Rennen voor je leven...of toch niet?
Als mijn collega en ik allebei avonddienst hadden, reden we vaak samen naar het werk toe. Carpoolen scheelt in de kosten en is gewoon gezelliger dan in je uppie in de auto zitten. Ook die bewuste dag waren we samen naar het werk gereden. Dit keer reed ik met haar mee, want dit wisselden we altijd een beetje af. Een andere collega zou op de terugweg ook meerijden, zodat haar man haar niet hoefde op te halen. Alleen bleek die terugrit iets anders dan we voorzien hadden…
Het is al tegen 23.00 uur als we na onze avonddienst met zijn drieën naar de parkeerplaats lopen. De deuren van de hoofdingang functioneren dan als een sluis. Eruit kun je wel gewoon, maar als je weer naar binnen wil moet je aanbellen en wachten tot er opengedaan wordt. Op het moment dat we via de hoofdingang de parkeerplaats op lopen, horen we opeens een hoop geschreeuw en commotie. Alle drie blijven we stokstijf staan en kijken we richting de ingang van de oprit naar de parkeerplaats. Het geschreeuw komt in razend tempo dichterbij en plots zien we in het donker een groep mensen, luid schreeuwend naar ons toe komen rennen. De collega met wie ik meerijd en ik twijfelen geen moment en samen trekken we een sprint richting haar auto. Ik spring op de bijrijdersstoel, terwijl zij achter het stuur duikt. Terwijl ik roep: “doe de deur dicht, doe de deur dicht!”, probeert zij haar autoportier dicht te gooien. Wat overigens een beetje lastig ging, omdat haar voet er nog tussen zat...
Onze andere collega, die ook mee zou rijden, had wat langer nodig om in actie te komen. Zij trekt het achterportier open en duikt de auto in. Op het moment dat alle portieren dicht en op slot zijn, rent de groep luid schreeuwend voorbij de auto. Zo’n 2 seconden lang is het doodstil in de auto. Onbewust heb ik mijn adem in gehouden. Terwijl ik mijn adem langzaam laat ontsnappen, lijken we allemaal weer tot leven te komen. Geschrokken en verbouwereerd vragen we ons af wat er gebeurde en komen we tot de conclusie dat het waarschijnlijk gewoon een stel jongeren geweest moet zijn die met elkaar aan het klieren waren.

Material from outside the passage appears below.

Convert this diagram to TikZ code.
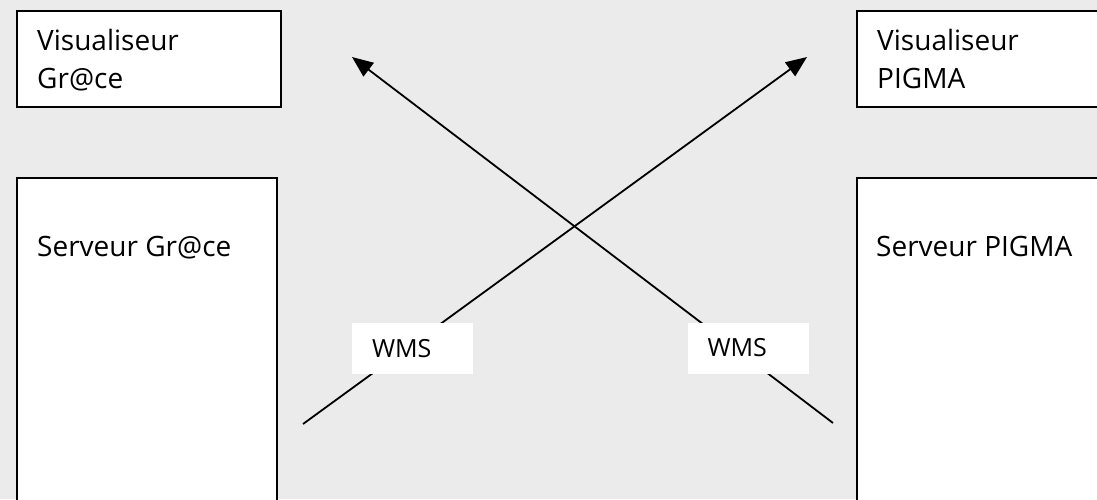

Als we op dat moment naar onze collega kijken, die achterin de auto zit, schieten we in een enorme lachstuip. In alle haast en paniek is zij de auto in gesprongen en terecht gekomen in het autostoeltje wat daar zit. Terwijl de tranen over onze wangen heen rollen van het lachen, rijden we naar huis. De dagen erna hebben we nog geregeld buikpijn van het lachen, als we terug denken aan onze collega in dat autostoeltje.